Student Loan Bubble
A key reason why a preponderance of the population is fascinated with the student loan market is that as USA Today reported in a landmark piece last year, it is now bigger than ever the credit card market. And as the monthly consumer debt update from the Fed reminds us, the primary source of funding is none other than the US government. To many, this market has become the biggest credit bubble in America. Why do we make a big deal out of this? Because as Bloomberg reported last night, we now have prima facie evidence that the student loan market is not only an epic bubble, but it is also the next subprime! To wit: "Vince Sampson, president, Education Finance Council, said during a panel at the IMN ABS East Conference in Miami Monday that lenders are no longer pushing loans to people who can’t afford them." Re-read the last sentence as many times as necessary for it to sink in. Yes: just like before lenders were "pushing loans to people who can't afford them" which became the reason for the subprime bubble which has since spread to prime, but was missing the actual confirmation from authorities of just this action, this time around we have actual confirmation that student loans are being actually peddled to people who can not afford them. And with the government a primary source of lending, we will be lucky if tears is all this ends in.

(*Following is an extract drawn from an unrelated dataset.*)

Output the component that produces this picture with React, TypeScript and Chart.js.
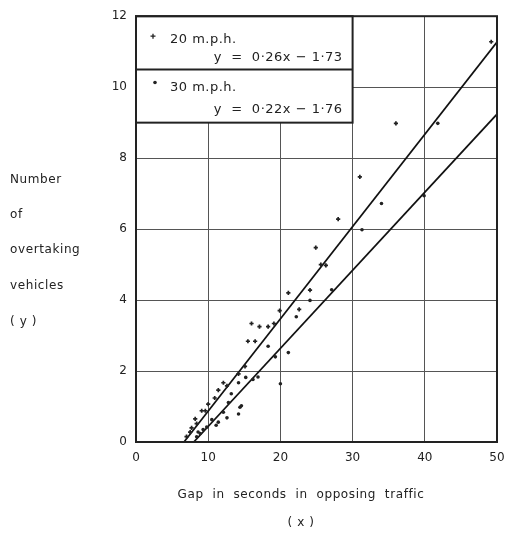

When you mess with pricing signals and resource allocation, you get bubbles. And one could easily argue that OWS is as much about the student loan bubble bursting as about Wall Street.
I must say that I never had a ton of sympathy for home buyers who were supposedly "lured" into taking on loans they could not afford. The ultimate cost for most of them was the loss of a home that, if the credit had not been extended, they would never have had anyway. US law protects our other assets from home purchase failures, and while we have to sit in the credit penalty box for a while after mortgage default or bankruptcy, most people are able to recover in a few years.
Student loans are entirely different. In large part because the government is the largest lender via Sallie Mae, student loans cannot be discharged via bankruptcy. You can be 80 years old and still have your social security checks garnished to pay back your student loans. You can more easily discharge credit card debt run up buying lap dances in topless bars than you can student loans. There is absolutely no way to escape a mistake, which is all the more draconian given that most folks who are borrowing are in their early twenties or even their teens.
I can see it now, the pious folks in power trying to foist this bubble off on some nameless loan originators. Well, this is a problem we all caused. The government, as a long-standing policy, has pushed college and student lending. Private lenders have marketed these loans aggressively. Colleges have jacked costs up into the stratosphere, in large part because student loans disconnected consumers from the immediate true costs. And nearly everyone in any leadership position have pushed kids to go to college, irregardless of whether their course of study made even a lick of sense vis a vis their ability to earn back the costs later in the job market.
Public service note: Their are, to my knowledge, five colleges that will provide up to 100% financial aid in the form of grants, such that a student can graduate debt free: Princeton, Harvard, Yale, Stanford, Amherst. These are obviously really hard schools to get into. I don't think a single one has a double digit percentage admissions rate. But these are the top schools that hopefully establish trends.
I am thrilled my alma mater is on the list. For years I have argued that they were approach severe diminishing returns from spending tens of millions of dollars to improve educational quality another 0.25%. If an institution is really going to live by the liberal arts college philosophy -- that a liberal arts education makes one a better human being irregardless of whether the course of study is easily monetized after graduation -- then it better have a way for students who want to join the Peace Corp or run for the state legislature to graduate without a debt load than only a Wall Street job can pay off.
By the way, my other proposal for Princeton has been this: rather than increasing the educational quality 1% more to the existing students, why not bring Ivy League education to 3x as many students. I have always wondered why a school like Princeton doesn't buy a bunch of cheap land in Arizona and build a western campus for another 10,000 kids.
My son and I spent the last year touring colleges. One common denominator of all the good and great private colleges: they are all over 100 years old. Rice was probably the newest, when a rich guy toured the great colleges of the world and thought he could do as well, and started Rice (Stanford is older but has a sort of similar origin story). Where are the new schools? The number of kids with the qualifications and desire to go to a top private college have skyrocketed, and tuition have risen far more than inflation, but there is no new supply coming on the market. Why is that?